What's been gained here? You've traded away one line of boilerplate Perl understood by all, and now everyone who touches your code has to know the semantics of 'method'.
I personally prefer the internal source filter that we use at work (though at the end of the day, it is a source filter). A friend of mine got permission to open source it, but that died on the vine (I think that he got into MooseX::Declare, then Ruby and lost interest), and now he's not at the company anymore.
Yes examples 1 & 3 are much better. At some point signatures will be added to core Perl (class/method nearly made it into 5.16 as part of p5-mop proposal. Fingers crossed it will be in 5.18 next year).
When not using perl5i or playing with MooseX::Declare I will usually default to Params::Validate so your example would look like this:
sub function1 {
my ($code, $arr) = validate_pos( @_, {type => CODEREF}, {type => ARRAYREF} );
...
}
The problem is in practice @_ is abused like crazy. For example:
1) I've often seen people shift from @_ half way in the middle of a function. If you really want to be certain about a method's formal parameters you have to read the entire function.
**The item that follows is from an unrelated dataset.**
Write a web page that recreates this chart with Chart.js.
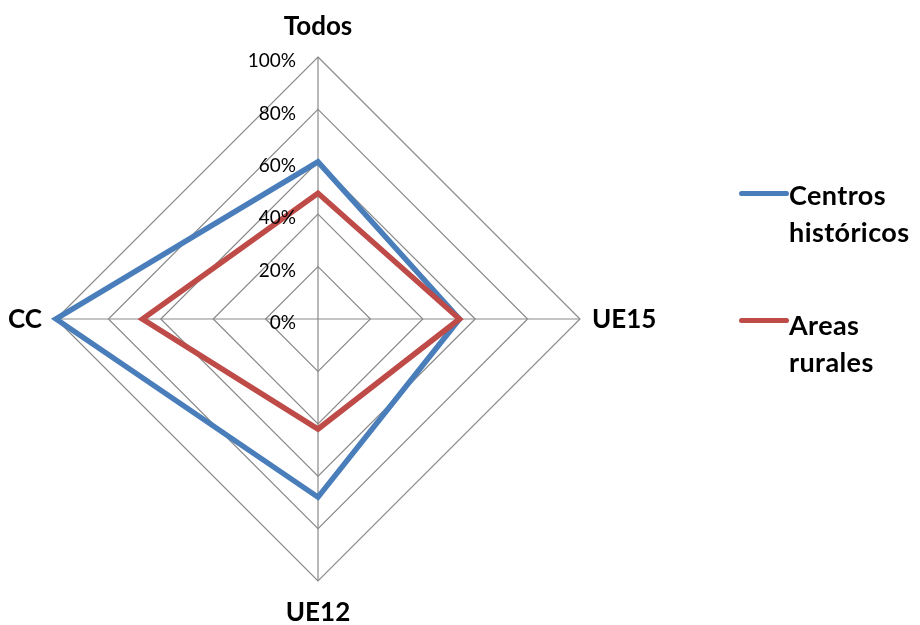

2) Also @_ is used in other circumstances which can cause mass confusion. For example Try::Tiny uses @_. It is difficult to guess if you getting a formal parameter or something else entirely (I"m not a fan of magic variables in case you can't tell). If you're Chromatic you might be able to know the probably hundred of uses of @_, but for a normal programmer you're screwed.
3) What if you want to use named parameters? You essentially have make a pointer to a hash, populate it, and unreference it.
my $p = {'name' => 'val1', 'name2' => 'val2' };
f($p);
sub f {
my $name = $_[0]->{'name'};
my $name2 = $_[1]->{'name2'};
}
In other languages like python you can just do something like:
def f(name, name2):
...
f(name = 'val', name2 = 'val2')
I've never seen a language handle function parameters as poorly as Perl. I forget almost all the Ruby I once knew but I'm pretty sure it is handled in a reasonable way similar to Python.
Agreed. There is plenty of awful perl code out there. I have worked on codebases that did things like:
some_func(\%$some_object, \%some_hash);
and used variables like $a and $b as mainline code parameters...
However, if having dangerous features were something to hold against a language in general, nobody would be using C (maybe Linux in such an alternate universe would be written in Fortran or some other abomination). On the whole, I think that well-written Perl is very good. Poorly written Perl is... well, poorly written.
Thanks for the code sample and I like your convention. However, I can't enforce it on other people (especially at work) so it doesn't help me most of the time.
I actually like the explicit "I'm reading from a special list" syntax because that's what it's doing. A lot of Perl's "ugliness" comes from the language being pretty honest about what it's doing.
Actually, though I tried C++ starting in 1993, Java from 1996, I didn't really grok OO until I tried it in Perl a few years later. Because it shows its guts out, without any sugar coating, I understood what it was about.